After about an hour, I arrived at Gyeongbokgung or the Grand Palace (admission 3,000 won). This palace was completed in 1394 during the Joseon Dynasty and like other places in Korea, destroyed multiple times by the Japanese. The palace is huge and impressive and obviously carries a special meaning for the Koreans, but the lack of English signboards made my experience somewhat deficient. With the same ticket I visited the neighboring Palace Museum of History for an hour with a guided audio tour. I didn't enjoy this museum much.
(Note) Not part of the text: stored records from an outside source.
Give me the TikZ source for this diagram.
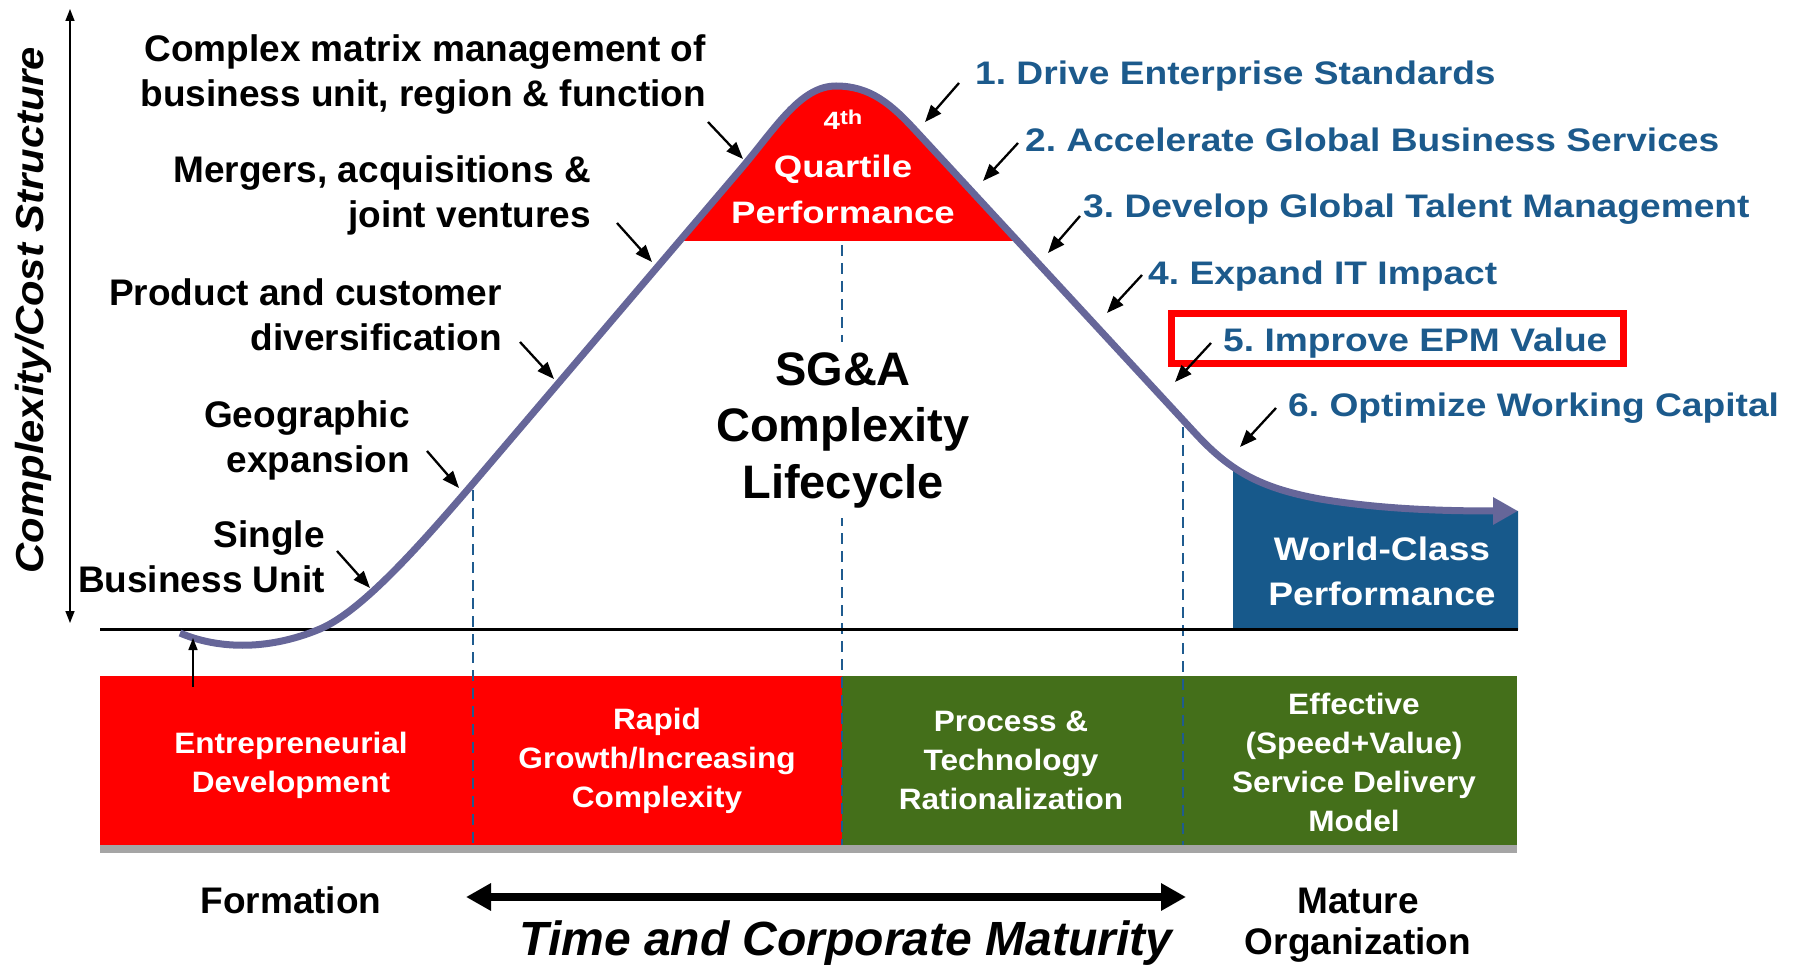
\documentclass[tikz,border=0pt]{standalone}
\usepackage{fontspec}
\usepackage{graphicx}
\setmainfont{Liberation Sans}
\frenchspacing
\newcommand\stretchA[1]{\scalebox{1.14}[1]{#1}}
\newcommand\stretchB[1]{\scalebox{1.18}[1]{#1}}
\newcommand\stretchC[1]{\scalebox{1.07}[1]{#1}}
\usetikzlibrary{arrows.meta}
\definecolor{curvecol}{RGB}{102,102,153}
\definecolor{bandred}{RGB}{255,0,0}
\definecolor{bandgreen}{RGB}{68,111,26}
\definecolor{wcblue}{RGB}{23,89,139}
\definecolor{lblblue}{RGB}{28,90,140}
\definecolor{dashblue}{RGB}{31,91,143}
\definecolor{stripgray}{RGB}{165,165,165}
\begin{document}
\begin{tikzpicture}[x=1pt,y=-1pt,
  lbl/.style={font=\fontsize{37}{45}\selectfont\bfseries, inner sep=0pt, align=right, anchor=base east},
  bluelbl/.style={font=\fontsize{32.6}{39}\selectfont\bfseries, text=lblblue, inner sep=0pt, anchor=base west},
  bandtxt/.style={font=\fontsize{29.5}{38.7}\selectfont\bfseries, text=white, align=center, anchor=base, inner sep=0pt},
  bottomtxt/.style={font=\fontsize{37}{41}\selectfont\bfseries, align=center, anchor=base, inner sep=0pt},
  pointer/.style={-{Triangle[length=17pt,width=13pt]}, line width=2.3pt, black},
  thinarrow/.style={line width=1.6pt, black},
  dashv/.style={dashblue, line width=2.8pt, dash pattern=on 11pt off 7pt},
]
\useasboundingbox (0,0) rectangle (1800,965);

% ---- bands ----
\fill[bandred] (100,676) rectangle (842,845);
\fill[bandgreen] (842,676) rectangle (1517,845);
\fill[stripgray] (100,845) rectangle (1517,853);

% ---- quartile fill ----
\begin{scope}
  \clip (0,0) rectangle (1800,241);
  \fill[bandred] (470,487) -- (740,170) .. controls (775,129) and (800,86) .. (836,86)
     .. controls (870,86) and (891,104) .. (915,130) -- (1195,433) -- cycle;
\end{scope}

% ---- world-class fill ----
\begin{scope}
  \clip (1233,0) rectangle (1518,629);
  \fill[wcblue] (1195,433) .. controls (1230,471) and (1260,488) .. (1320,499)
     .. controls (1380,509) and (1440,511) .. (1518,511) -- (1518,640) -- (1195,640) -- cycle;
\end{scope}

% ---- dashed verticals ----
\draw[dashv] (473,490) -- (473,845);
\draw[dashv] (842,245) -- (842,845);
\draw[dashv] (1183,427) -- (1183,845);

% ---- baseline ----
\coordinate (baseL) at (100,629);
\coordinate (baseR) at (1518,629);
\draw[line width=3pt] (baseL) -- (baseR);

% ---- lifecycle curve ----
\draw[curvecol, line width=7pt, line join=round, -{Triangle[length=25pt,width=26pt]}]
  (180,633) .. controls (215,648) and (265,652) .. (320,629)
  .. controls (362,611) and (420,545) .. (470,487) -- (740,170)
  .. controls (775,129) and (800,86) .. (836,86)
  .. controls (870,86) and (891,104) .. (915,130) -- (1195,433)
  .. controls (1230,471) and (1260,488) .. (1320,499)
  .. controls (1380,509) and (1440,511) .. (1518,511);

% ---- axis ----
\coordinate (axtop) at (70,9);
\coordinate (axbot) at (70,623);
\draw[thinarrow, {Triangle[length=12pt,width=9pt]}-{Triangle[length=12pt,width=9pt]}] (axtop) -- (axbot);
\node[font=\fontsize{39}{39}\selectfont\bfseries\itshape, rotate=90, anchor=base, inner sep=0pt] (ylab) at (43,310) {\stretchC{Complexity/Cost Structure}};

% ---- up arrow ----
\coordinate (upfrom) at (193,687);
\coordinate (upto) at (193,638);
\draw[thinarrow, -{Triangle[length=12pt,width=9pt]}] (upfrom) -- (upto);

% ---- center text ----
\node[font=\fontsize{47}{56.5}\selectfont\bfseries, align=center, anchor=base, fill=white, inner sep=10pt] (sga) at (843,498) {SG\&A\\Complexity\\Lifecycle};

% ---- quartile text ----
\node[font=\bfseries, text=white, anchor=base, inner sep=0pt] (q4) at (843,130) {\stretchB{\fontsize{25}{25}\selectfont 4\raisebox{5pt}{\fontsize{20}{20}\selectfont th}}};
\node[font=\fontsize{31}{46}\selectfont\bfseries, text=white, align=center, anchor=base, inner sep=0pt] (quart) at (843,224) {\stretchB{Quartile}\\\stretchB{Performance}};

% ---- world class text ----
\node[font=\fontsize{32.6}{45}\selectfont\bfseries, text=white, align=center, anchor=base, inner sep=0pt] (wc) at (1382,605) {\stretchA{World-Class}\\\stretchA{Performance}};

% ---- left labels ----
\node[lbl] (matrix) at (706,107) {Complex matrix management of\\business unit, region \& function};
\node[lbl] (mergers) at (591,228) {Mergers, acquisitions \&\\joint ventures};
\node[lbl] (product) at (502,351) {Product and customer\\diversification};
\node[lbl] (geo) at (410,472) {Geographic\\expansion};
\node[lbl] (single) at (325,592) {Single\\Business Unit};

% ---- right labels ----
\node[bluelbl] (l1) at (975,85) {\stretchA{1. Drive Enterprise Standards}};
\node[bluelbl] (l2) at (1025,152) {\stretchA{2. Accelerate Global Business Services}};
\node[bluelbl] (l3) at (1083,218) {\stretchA{3. Develop Global Talent Management}};
\node[bluelbl] (l4) at (1148,285) {\stretchA{4. Expand IT Impact}};
\node[bluelbl] (l5) at (1223,352) {\stretchA{5. Improve EPM Value}};
\node[bluelbl] (l6) at (1288,417) {\stretchA{6. Optimize Working Capital}};
\draw[bandred, line width=7pt] (1171,314) rectangle (1623,364);

% ---- pointers ----
\coordinate (t1) at (959,83);   \coordinate (h1) at (925,122);
\coordinate (t2) at (1018,143); \coordinate (h2) at (983,181);
\coordinate (t3) at (1080,216); \coordinate (h3) at (1048,253);
\coordinate (t4) at (1142,275); \coordinate (h4) at (1107,313);
\coordinate (t5) at (1211,343); \coordinate (h5) at (1175,382);
\coordinate (t6) at (1276,408); \coordinate (h6) at (1240,447);
\coordinate (tm) at (708,122);  \coordinate (hm) at (743,159);
\coordinate (tg) at (617,223);  \coordinate (hg) at (652,262);
\coordinate (tp) at (520,342);  \coordinate (hp) at (554,379);
\coordinate (te) at (427,451);  \coordinate (he) at (459,488);
\coordinate (ts) at (337,551);  \coordinate (hs) at (370,588);
\foreach \a/\b in {t1/h1,t2/h2,t3/h3,t4/h4,t5/h5,t6/h6,tm/hm,tg/hg,tp/hp,te/he,ts/hs}
  \draw[pointer] (\a) -- (\b);

% ---- band texts ----
\node[bandtxt] (ent) at (291,792) {\stretchC{Entrepreneurial}\\\stretchC{Development}};
\node[bandtxt] (rapid) at (657,807) {\stretchC{Rapid}\\\stretchC{Growth/Increasing}\\\stretchC{Complexity}};
\node[bandtxt] (proc) at (1011,809) {\stretchC{Process \&}\\\stretchC{Technology}\\\stretchC{Rationalization}};
\node[bandtxt] (eff) at (1354,831) {\stretchC{Effective}\\\stretchC{(Speed+Value)}\\\stretchC{Service Delivery}\\\stretchC{Model}};

% ---- bottom ----
\node[bottomtxt] (form) at (291,913) {Formation};
\node[bottomtxt] (mature) at (1358,954) {Mature\\Organization};
\coordinate (timeL) at (466,897);
\coordinate (timeR) at (1186,897);
\draw[line width=8pt, {Triangle[length=25pt,width=26pt]}-{Triangle[length=25pt,width=26pt]}] (timeL) -- (timeR);
\node[font=\fontsize{48}{48}\selectfont\bfseries\itshape, anchor=base, inner sep=0pt] (time) at (846,955) {Time and Corporate Maturity};
\end{tikzpicture}
\end{document}
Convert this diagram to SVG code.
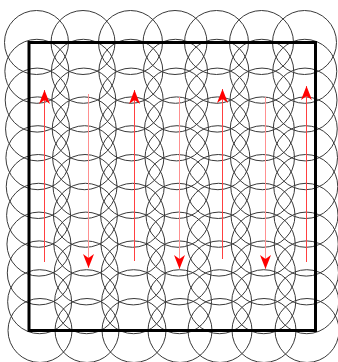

It was getting late (and I was tired too) and I rode the subway to Hapjeong station. I stopped for coffee at a pub called "Beer, Hof and Coffee". It was a complete ripoff (4,000 won). What I learned later on is that any restaurant that has "Hof" written on its signboards is good for drinking alcohol -- not coffee. I walked back to Kim's and joined a group of youngsters (Manuel from France, Charles from Singapore, Miho and her brother from Japan) for dinner. We went to a neighboring restaurant for galbi or Korean BBQ. We sat on the floor and generally enjoyed ourselves, not in the least due to a liberal supply of soju (similar to sake but flavored). Since most of us were new to the experience, the restaurant owner (through Manuel, who spoke some Korean) came by to help us with the grill and the meats. All ingredients were fresh and the taste, you ask? Heavenly. Soju certainly made the conversation much easier and on our way back to the guest house, we picked up few more bottles of soju and beer, and chatted away until the wee hours of the morning. As the night continued more people joined our group for an impromptu part-ay! Depending on whom I was talking to I switched between English, French and German. Good times!